## BEGIN MATERIAL SUPPLIED
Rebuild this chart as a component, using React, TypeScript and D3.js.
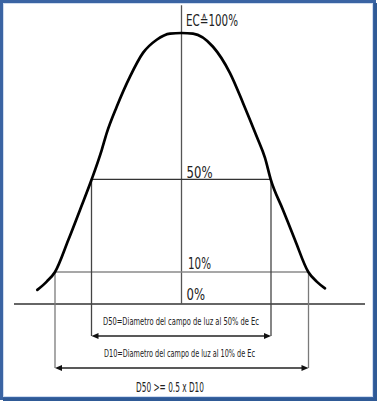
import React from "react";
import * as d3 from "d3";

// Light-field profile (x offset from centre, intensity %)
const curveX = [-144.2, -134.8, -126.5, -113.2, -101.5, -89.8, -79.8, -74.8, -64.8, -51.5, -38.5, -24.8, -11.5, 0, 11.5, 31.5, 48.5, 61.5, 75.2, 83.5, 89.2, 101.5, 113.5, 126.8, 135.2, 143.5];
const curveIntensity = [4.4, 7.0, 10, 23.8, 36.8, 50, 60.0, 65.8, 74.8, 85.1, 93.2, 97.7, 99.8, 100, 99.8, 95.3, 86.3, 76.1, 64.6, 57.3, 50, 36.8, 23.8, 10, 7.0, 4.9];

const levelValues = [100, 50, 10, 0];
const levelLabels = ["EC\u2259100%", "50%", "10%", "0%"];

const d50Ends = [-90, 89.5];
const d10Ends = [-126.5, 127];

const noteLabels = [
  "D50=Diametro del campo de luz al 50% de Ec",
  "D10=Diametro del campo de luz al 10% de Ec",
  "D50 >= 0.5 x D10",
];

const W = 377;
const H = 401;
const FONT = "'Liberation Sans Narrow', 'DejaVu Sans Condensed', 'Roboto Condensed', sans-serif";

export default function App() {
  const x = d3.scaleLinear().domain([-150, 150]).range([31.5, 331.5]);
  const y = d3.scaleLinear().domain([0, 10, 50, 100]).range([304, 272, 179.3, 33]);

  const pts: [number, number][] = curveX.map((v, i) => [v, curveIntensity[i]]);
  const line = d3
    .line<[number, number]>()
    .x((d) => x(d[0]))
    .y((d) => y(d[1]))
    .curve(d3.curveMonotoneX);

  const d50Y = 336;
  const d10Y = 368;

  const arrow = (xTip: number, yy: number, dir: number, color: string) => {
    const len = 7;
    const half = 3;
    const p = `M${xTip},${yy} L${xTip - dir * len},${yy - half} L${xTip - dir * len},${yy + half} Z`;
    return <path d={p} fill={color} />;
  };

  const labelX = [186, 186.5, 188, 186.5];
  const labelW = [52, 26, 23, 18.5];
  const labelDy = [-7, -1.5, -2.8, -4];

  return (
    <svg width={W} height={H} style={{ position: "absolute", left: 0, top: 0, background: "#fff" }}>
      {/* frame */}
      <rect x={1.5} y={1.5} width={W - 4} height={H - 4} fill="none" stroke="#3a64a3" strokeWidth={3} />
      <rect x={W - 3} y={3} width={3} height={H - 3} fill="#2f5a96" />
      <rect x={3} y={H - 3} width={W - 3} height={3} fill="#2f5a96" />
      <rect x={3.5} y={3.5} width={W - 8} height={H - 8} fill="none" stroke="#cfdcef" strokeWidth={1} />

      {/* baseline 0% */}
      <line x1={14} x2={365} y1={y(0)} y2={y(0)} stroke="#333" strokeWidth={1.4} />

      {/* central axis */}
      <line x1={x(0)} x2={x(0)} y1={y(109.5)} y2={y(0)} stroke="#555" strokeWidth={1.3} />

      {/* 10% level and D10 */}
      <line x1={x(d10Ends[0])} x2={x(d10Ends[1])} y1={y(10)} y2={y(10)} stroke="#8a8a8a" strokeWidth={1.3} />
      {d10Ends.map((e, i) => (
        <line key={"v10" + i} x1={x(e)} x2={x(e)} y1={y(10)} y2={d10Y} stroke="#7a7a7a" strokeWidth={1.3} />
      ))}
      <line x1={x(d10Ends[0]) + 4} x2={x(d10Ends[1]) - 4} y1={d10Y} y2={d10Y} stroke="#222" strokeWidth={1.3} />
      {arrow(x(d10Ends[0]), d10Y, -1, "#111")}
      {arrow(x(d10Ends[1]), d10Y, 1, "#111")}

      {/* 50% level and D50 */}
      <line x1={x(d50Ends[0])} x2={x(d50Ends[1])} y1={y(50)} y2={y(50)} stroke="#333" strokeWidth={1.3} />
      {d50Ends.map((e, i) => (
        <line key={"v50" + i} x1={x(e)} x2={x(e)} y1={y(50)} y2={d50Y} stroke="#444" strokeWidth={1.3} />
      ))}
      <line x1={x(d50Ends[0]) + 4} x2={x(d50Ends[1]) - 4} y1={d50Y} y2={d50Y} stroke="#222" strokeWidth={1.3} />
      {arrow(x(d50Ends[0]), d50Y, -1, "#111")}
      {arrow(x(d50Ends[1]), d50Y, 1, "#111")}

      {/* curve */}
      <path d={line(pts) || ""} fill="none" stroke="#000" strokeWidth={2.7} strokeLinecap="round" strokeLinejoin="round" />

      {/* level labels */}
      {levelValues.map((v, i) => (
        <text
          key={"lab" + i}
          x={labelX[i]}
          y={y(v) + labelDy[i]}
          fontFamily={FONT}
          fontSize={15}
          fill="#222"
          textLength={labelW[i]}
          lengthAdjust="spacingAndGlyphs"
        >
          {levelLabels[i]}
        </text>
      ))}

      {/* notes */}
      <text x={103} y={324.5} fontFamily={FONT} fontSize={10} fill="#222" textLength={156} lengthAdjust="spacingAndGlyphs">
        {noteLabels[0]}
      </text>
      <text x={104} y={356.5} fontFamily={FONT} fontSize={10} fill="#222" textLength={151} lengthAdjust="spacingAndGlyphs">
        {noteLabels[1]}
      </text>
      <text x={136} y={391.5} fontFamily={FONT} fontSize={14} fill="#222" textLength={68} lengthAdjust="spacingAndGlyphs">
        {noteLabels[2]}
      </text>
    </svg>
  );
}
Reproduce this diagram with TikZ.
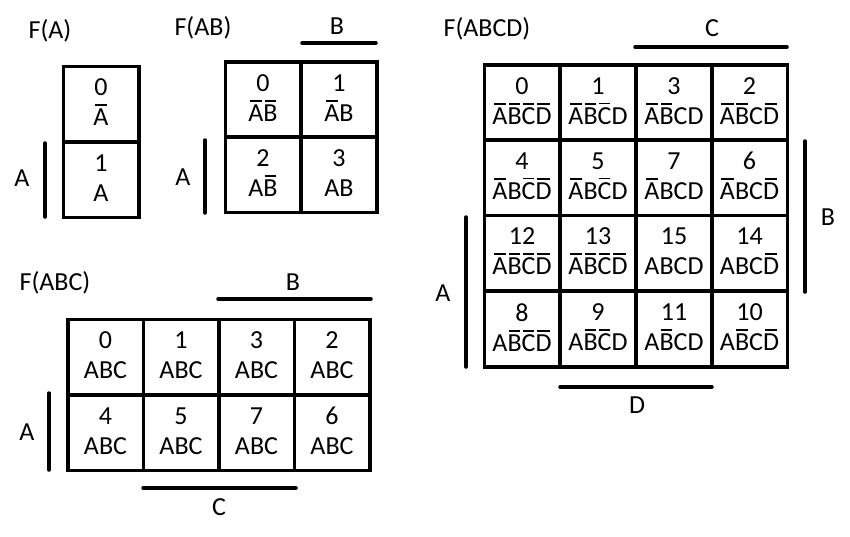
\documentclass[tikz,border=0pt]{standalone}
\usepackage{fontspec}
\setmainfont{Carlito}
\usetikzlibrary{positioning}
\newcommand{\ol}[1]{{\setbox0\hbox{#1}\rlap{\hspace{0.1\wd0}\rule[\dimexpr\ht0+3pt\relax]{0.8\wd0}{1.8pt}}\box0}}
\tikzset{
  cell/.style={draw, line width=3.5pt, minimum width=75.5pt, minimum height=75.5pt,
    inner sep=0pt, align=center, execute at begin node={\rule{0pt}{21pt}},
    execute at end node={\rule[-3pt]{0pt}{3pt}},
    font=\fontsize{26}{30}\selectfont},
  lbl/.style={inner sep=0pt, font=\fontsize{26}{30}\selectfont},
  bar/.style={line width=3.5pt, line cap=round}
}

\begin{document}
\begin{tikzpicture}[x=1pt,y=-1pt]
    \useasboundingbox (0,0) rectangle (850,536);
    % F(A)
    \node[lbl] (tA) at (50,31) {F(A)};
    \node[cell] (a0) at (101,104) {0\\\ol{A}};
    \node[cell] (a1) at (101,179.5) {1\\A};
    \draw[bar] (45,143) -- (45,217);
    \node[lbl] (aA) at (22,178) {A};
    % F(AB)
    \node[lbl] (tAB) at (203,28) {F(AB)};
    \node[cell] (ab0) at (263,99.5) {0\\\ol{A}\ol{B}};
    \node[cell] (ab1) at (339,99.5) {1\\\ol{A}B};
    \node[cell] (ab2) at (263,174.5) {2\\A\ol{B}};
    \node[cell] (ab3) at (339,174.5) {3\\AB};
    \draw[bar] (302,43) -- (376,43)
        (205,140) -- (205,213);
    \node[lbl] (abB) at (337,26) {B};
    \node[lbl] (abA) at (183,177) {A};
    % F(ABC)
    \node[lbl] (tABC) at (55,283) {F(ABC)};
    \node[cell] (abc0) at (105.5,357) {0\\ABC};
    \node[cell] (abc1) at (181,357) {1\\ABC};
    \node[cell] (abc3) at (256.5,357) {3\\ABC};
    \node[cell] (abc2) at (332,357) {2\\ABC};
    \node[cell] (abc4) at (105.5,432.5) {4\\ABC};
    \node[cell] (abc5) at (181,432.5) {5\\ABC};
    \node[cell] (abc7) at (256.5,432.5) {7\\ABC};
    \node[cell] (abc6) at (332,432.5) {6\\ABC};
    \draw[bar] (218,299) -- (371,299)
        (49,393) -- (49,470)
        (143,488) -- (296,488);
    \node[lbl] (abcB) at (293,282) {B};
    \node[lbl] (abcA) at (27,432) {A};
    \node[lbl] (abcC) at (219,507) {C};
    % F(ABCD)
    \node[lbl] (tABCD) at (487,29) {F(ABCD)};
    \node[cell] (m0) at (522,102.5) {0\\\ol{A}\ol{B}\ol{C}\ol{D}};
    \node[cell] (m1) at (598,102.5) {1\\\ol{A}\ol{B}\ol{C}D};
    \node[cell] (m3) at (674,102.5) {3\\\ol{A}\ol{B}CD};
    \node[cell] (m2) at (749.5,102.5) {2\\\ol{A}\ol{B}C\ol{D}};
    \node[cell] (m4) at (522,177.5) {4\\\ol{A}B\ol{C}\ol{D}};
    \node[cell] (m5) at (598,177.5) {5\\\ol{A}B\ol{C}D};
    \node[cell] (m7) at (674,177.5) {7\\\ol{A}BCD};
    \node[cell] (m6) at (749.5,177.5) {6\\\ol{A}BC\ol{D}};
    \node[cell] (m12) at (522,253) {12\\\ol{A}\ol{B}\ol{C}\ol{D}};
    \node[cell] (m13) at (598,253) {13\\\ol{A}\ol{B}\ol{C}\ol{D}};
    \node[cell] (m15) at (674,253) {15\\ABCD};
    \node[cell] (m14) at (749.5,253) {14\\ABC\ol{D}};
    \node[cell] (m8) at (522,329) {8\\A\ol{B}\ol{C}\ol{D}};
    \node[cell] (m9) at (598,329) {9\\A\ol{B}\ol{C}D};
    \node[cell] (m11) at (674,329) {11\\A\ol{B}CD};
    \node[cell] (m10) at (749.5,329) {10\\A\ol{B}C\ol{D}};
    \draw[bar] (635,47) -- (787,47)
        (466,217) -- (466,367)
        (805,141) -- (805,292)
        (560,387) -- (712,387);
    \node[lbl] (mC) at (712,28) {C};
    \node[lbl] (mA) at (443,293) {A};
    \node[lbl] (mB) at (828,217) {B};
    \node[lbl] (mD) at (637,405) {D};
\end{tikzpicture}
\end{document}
## END MATERIAL SUPPLIED
[TO BE DONE]: Transcribe the entries from their first line to the line that holds "import * as", both included, and skip every picture.

[TASK SOLUTION]:
Rebuild this chart as a component, using React, TypeScript and D3.js.
import React from "react";
import * as d3 from "d3";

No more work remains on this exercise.